§ EXERCISE TASK
Write the material out again in full, exactly.

§ DATA LINES
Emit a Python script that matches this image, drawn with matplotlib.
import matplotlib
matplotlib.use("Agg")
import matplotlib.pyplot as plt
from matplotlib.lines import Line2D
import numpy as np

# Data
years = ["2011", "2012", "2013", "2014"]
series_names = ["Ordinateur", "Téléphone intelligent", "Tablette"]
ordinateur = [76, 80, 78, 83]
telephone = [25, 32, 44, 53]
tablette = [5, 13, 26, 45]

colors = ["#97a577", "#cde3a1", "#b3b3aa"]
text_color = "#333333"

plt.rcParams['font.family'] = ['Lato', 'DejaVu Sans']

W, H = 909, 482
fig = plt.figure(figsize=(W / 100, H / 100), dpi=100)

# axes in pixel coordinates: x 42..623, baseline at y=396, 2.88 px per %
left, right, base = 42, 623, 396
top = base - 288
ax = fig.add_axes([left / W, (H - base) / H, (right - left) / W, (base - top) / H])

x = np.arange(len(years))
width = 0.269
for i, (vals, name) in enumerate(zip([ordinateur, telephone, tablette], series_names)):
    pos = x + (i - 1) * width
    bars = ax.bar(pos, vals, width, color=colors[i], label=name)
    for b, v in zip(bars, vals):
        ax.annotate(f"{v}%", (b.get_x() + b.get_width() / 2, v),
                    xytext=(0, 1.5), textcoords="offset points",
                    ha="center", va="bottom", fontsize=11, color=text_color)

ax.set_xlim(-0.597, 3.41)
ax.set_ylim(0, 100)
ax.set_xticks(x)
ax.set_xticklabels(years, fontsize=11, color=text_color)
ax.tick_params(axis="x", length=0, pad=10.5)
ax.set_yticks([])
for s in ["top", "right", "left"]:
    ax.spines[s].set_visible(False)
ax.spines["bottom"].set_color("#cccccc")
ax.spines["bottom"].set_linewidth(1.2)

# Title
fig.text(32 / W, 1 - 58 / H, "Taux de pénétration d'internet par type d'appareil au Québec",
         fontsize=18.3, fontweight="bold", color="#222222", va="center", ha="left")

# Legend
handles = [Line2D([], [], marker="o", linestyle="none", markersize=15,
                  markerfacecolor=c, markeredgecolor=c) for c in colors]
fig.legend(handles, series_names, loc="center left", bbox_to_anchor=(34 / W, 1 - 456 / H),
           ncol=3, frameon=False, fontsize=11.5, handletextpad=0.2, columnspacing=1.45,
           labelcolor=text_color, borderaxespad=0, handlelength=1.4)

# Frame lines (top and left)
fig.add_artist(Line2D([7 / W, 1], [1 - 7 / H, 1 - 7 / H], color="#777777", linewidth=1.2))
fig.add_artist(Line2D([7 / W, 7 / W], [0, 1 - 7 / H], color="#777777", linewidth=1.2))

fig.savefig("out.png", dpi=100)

§ RESPONSE
Emit a Python script that matches this image, drawn with matplotlib.
import matplotlib
matplotlib.use("Agg")
import matplotlib.pyplot as plt
from matplotlib.lines import Line2D
import numpy as np

# Data
years = ["2011", "2012", "2013", "2014"]
series_names = ["Ordinateur", "Téléphone intelligent", "Tablette"]
ordinateur = [76, 80, 78, 83]
telephone = [25, 32, 44, 53]
tablette = [5, 13, 26, 45]

colors = ["#97a577", "#cde3a1", "#b3b3aa"]
text_color = "#333333"

plt.rcParams['font.family'] = ['Lato', 'DejaVu Sans']

W, H = 909, 482
fig = plt.figure(figsize=(W / 100, H / 100), dpi=100)

# axes in pixel coordinates: x 42..623, baseline at y=396, 2.88 px per %
left, right, base = 42, 623, 396
top = base - 288
ax = fig.add_axes([left / W, (H - base) / H, (right - left) / W, (base - top) / H])

x = np.arange(len(years))
width = 0.269
for i, (vals, name) in enumerate(zip([ordinateur, telephone, tablette], series_names)):
    pos = x + (i - 1) * width
    bars = ax.bar(pos, vals, width, color=colors[i], label=name)
    for b, v in zip(bars, vals):
        ax.annotate(f"{v}%", (b.get_x() + b.get_width() / 2, v),
                    xytext=(0, 1.5), textcoords="offset points",
                    ha="center", va="bottom", fontsize=11, color=text_color)

ax.set_xlim(-0.597, 3.41)
ax.set_ylim(0, 100)
ax.set_xticks(x)
ax.set_xticklabels(years, fontsize=11, color=text_color)
ax.tick_params(axis="x", length=0, pad=10.5)
ax.set_yticks([])
for s in ["top", "right", "left"]:
    ax.spines[s].set_visible(False)
ax.spines["bottom"].set_color("#cccccc")
ax.spines["bottom"].set_linewidth(1.2)

# Title
fig.text(32 / W, 1 - 58 / H, "Taux de pénétration d'internet par type d'appareil au Québec",
         fontsize=18.3, fontweight="bold", color="#222222", va="center", ha="left")

# Legend
handles = [Line2D([], [], marker="o", linestyle="none", markersize=15,
                  markerfacecolor=c, markeredgecolor=c) for c in colors]
fig.legend(handles, series_names, loc="center left", bbox_to_anchor=(34 / W, 1 - 456 / H),
           ncol=3, frameon=False, fontsize=11.5, handletextpad=0.2, columnspacing=1.45,
           labelcolor=text_color, borderaxespad=0, handlelength=1.4)

# Frame lines (top and left)
fig.add_artist(Line2D([7 / W, 1], [1 - 7 / H, 1 - 7 / H], color="#777777", linewidth=1.2))
fig.add_artist(Line2D([7 / W, 7 / W], [0, 1 - 7 / H], color="#777777", linewidth=1.2))

fig.savefig("out.png", dpi=100)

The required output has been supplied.